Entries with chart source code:
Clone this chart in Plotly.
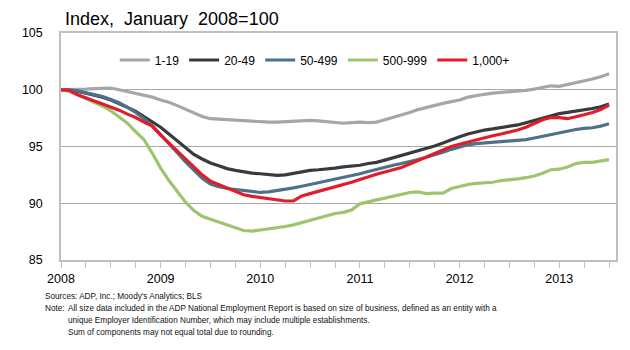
import plotly.graph_objects as go

start_year = 2008
series_names = ["1-19", "20-49", "50-499", "500-999", "1,000+"]
series_colors = ["#A6A6A6", "#383B3E", "#4E7189", "#9DC46E", "#E21D2B"]

s_1_19 = [100.0, 100.0, 100.0, 100.05, 100.1, 100.1, 100.15, 100.0, 99.85, 99.7, 99.55, 99.35,
          99.1, 98.9, 98.6, 98.3, 98.0, 97.65, 97.45, 97.4, 97.35, 97.35, 97.3, 97.25,
          97.2, 97.15, 97.15, 97.2, 97.25, 97.3, 97.3, 97.25, 97.2, 97.1, 97.05, 97.1,
          97.15, 97.1, 97.15, 97.35, 97.55, 97.8, 98.0, 98.25, 98.45, 98.6, 98.8, 98.95,
          99.1, 99.35, 99.5, 99.6, 99.7, 99.75, 99.85, 99.9, 99.95, 100.05, 100.2, 100.35,
          100.3, 100.45, 100.6, 100.8, 100.95, 101.15, 101.4]
s_20_49 = [100.0, 99.95, 99.85, 99.7, 99.55, 99.35, 99.1, 98.8, 98.45, 98.1, 97.65, 97.2,
           96.7, 96.1, 95.5, 94.9, 94.3, 93.9, 93.55, 93.3, 93.05, 92.9, 92.75, 92.65,
           92.6, 92.5, 92.45, 92.5, 92.65, 92.8, 92.9, 92.95, 93.0, 93.1, 93.2, 93.25,
           93.35, 93.5, 93.6, 93.8, 94.0, 94.2, 94.4, 94.6, 94.8, 95.05, 95.3, 95.6,
           95.85, 96.1, 96.3, 96.45, 96.55, 96.65, 96.8, 96.9, 97.1, 97.3, 97.55, 97.75,
           97.9, 98.0, 98.1, 98.2, 98.35, 98.5, 98.75]
s_50_499 = [100.0, 100.0, 99.9, 99.75, 99.6, 99.4, 99.15, 98.85, 98.45, 98.0, 97.45, 96.8,
            96.05, 95.2, 94.45, 93.65, 92.9, 92.2, 91.7, 91.45, 91.3, 91.2, 91.1, 91.0,
            90.95, 91.0, 91.1, 91.2, 91.35, 91.5, 91.65, 91.8, 91.95, 92.1, 92.25, 92.4,
            92.6, 92.8, 93.0, 93.2, 93.35, 93.5, 93.65, 93.85, 94.05, 94.25, 94.5, 94.75,
            94.95, 95.15, 95.25, 95.3, 95.4, 95.45, 95.5, 95.55, 95.6, 95.75, 95.9, 96.1,
            96.25, 96.4, 96.5, 96.6, 96.65, 96.8, 97.0]
s_500_999 = [100.0, 99.85, 99.55, 99.25, 98.9, 98.55, 98.15, 97.6, 97.05, 96.3, 95.6, 94.4,
             93.1, 92.0, 91.0, 90.1, 89.35, 88.85, 88.6, 88.35, 88.1, 87.85, 87.6, 87.55,
             87.65, 87.7, 87.8, 87.95, 88.1, 88.3, 88.5, 88.7, 88.95, 89.1, 89.2, 89.4,
             89.95, 90.15, 90.3, 90.45, 90.6, 90.8, 90.95, 91.0, 90.85, 90.9, 90.9, 91.3,
             91.5, 91.65, 91.75, 91.8, 91.85, 92.0, 92.05, 92.15, 92.25, 92.4, 92.65, 92.95,
             93.0, 93.2, 93.5, 93.6, 93.6, 93.75, 93.85]
s_1000p = [100.0, 99.95, 99.55, 99.25, 99.0, 98.75, 98.5, 98.2, 97.85, 97.55, 97.15, 96.8,
           96.0, 95.3, 94.6, 93.9, 93.2, 92.5, 91.95, 91.65, 91.35, 91.0, 90.75, 90.6,
           90.5, 90.4, 90.25, 90.2, 90.2, 90.65, 90.85, 91.05, 91.2, 91.4, 91.6, 91.85,
           92.1, 92.35, 92.55, 92.75, 92.95, 93.15, 93.45, 93.75, 94.05, 94.35, 94.65, 95.0,
           95.2, 95.4, 95.6, 95.8, 95.95, 96.1, 96.25, 96.45, 96.7, 97.0, 97.35, 97.55,
           97.55, 97.45, 97.6, 97.8, 98.0, 98.25, 98.65]

all_series = [s_1_19, s_20_49, s_50_499, s_500_999, s_1000p]
x_vals = [start_year + i / 12 for i in range(len(s_1_19))]

year_ticks = [2008, 2009, 2010, 2011, 2012, 2013]
y_ticks = [85, 90, 95, 100, 105]

title_text = "Index,  January  2008=100"
sources_text = "Sources: ADP, Inc.; Moody's Analytics; BLS"
note_label = "Note:"
note_lines = [
    "All size data included in the ADP National Employment Report is based on size of business, defined as an entity with a",
    "unique Employer Identification Number, which may include multiple establishments.",
    "Sum of components may not equal total due to rounding.",
]

W, H = 630, 350
L, R, T, B = 61, 12, 33, 90
pw, ph = W - L - R, H - T - B

def px(xp):
    return (xp - L) / pw

def py(yp):
    return (H - B - yp) / ph

fig = go.Figure()
for name, col, vals in zip(series_names, series_colors, all_series):
    fig.add_trace(go.Scatter(x=x_vals, y=vals, mode="lines", name=name,
                             line=dict(color=col, width=3.2)))

font_main = "Liberation Sans, Arial, sans-serif"
fig.update_layout(
    width=W, height=H,
    margin=dict(l=L, r=R, t=T, b=B),
    paper_bgcolor="white", plot_bgcolor="white",
    font=dict(family=font_main, size=12, color="#000"),
    showlegend=True,
    legend=dict(orientation="h", x=px(115), y=py(60), xanchor="left", yanchor="middle",
                font=dict(size=12, family=font_main), itemwidth=30,
                bgcolor="rgba(0,0,0,0)", traceorder="normal"),
    xaxis=dict(range=[2008, 2013.57], tickvals=year_ticks, ticktext=[str(v) for v in year_ticks],
               showgrid=False, zeroline=False, showline=True, linecolor="#BFBFBF", linewidth=1.5,
               mirror=True, ticks="outside", ticklen=6, tickcolor="#BFBFBF", tickwidth=1,
               minor=dict(dtick=0.25, tick0=2008, ticks="outside", ticklen=6, tickcolor="#BFBFBF", tickwidth=1),
               tickfont=dict(size=12.5)),
    yaxis=dict(range=[85, 105], tickvals=y_ticks, showgrid=True, gridcolor="#A8A8A8", gridwidth=1,
               zeroline=False, showline=True, linecolor="#BFBFBF", linewidth=1.5, mirror=True,
               ticks="", tickfont=dict(size=12.5), ticklabelstandoff=14),
)

foot_font = dict(size=8.2, family=font_main, color="#111")
ann = [
    dict(text=title_text, x=px(63), y=py(19), xanchor="left", yanchor="middle",
         font=dict(size=18, family=font_main)),
    dict(text=sources_text, x=px(43), y=py(296), xanchor="left", yanchor="middle", font=foot_font),
    dict(text=note_label, x=px(43), y=py(308), xanchor="left", yanchor="middle", font=foot_font),
]
for i, line in enumerate(note_lines):
    ann.append(dict(text=line, x=px(66), y=py(308 + 12 * i), xanchor="left", yanchor="middle",
                    font=foot_font))
for a in ann:
    a.update(xref="paper", yref="paper", showarrow=False, align="left")
fig.update_layout(annotations=ann)

fig.write_html("out.html")
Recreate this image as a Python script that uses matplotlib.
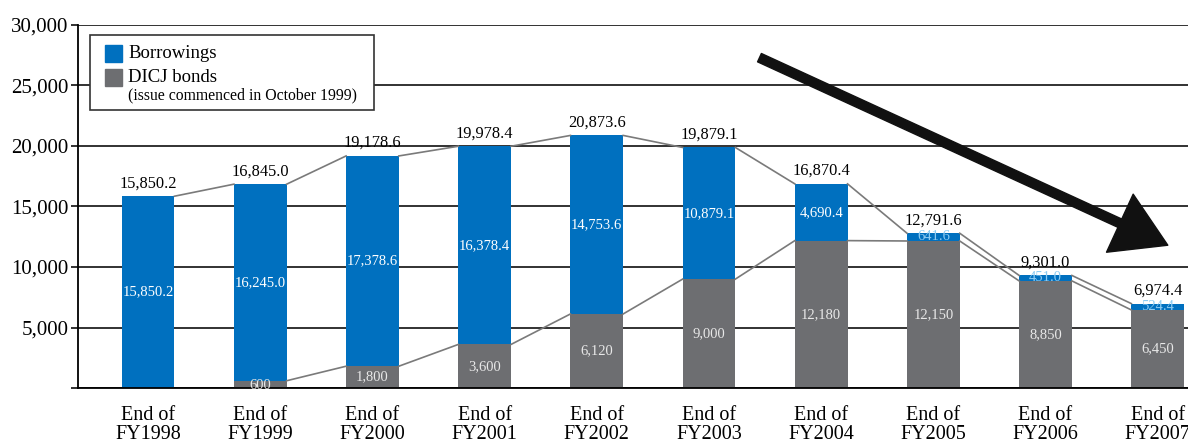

> _Set task_
Take each line of the material that contains the word "this" and list it.

> _Final result_
Clone this chart in Plotly.
Recreate this image as a Python script that uses matplotlib.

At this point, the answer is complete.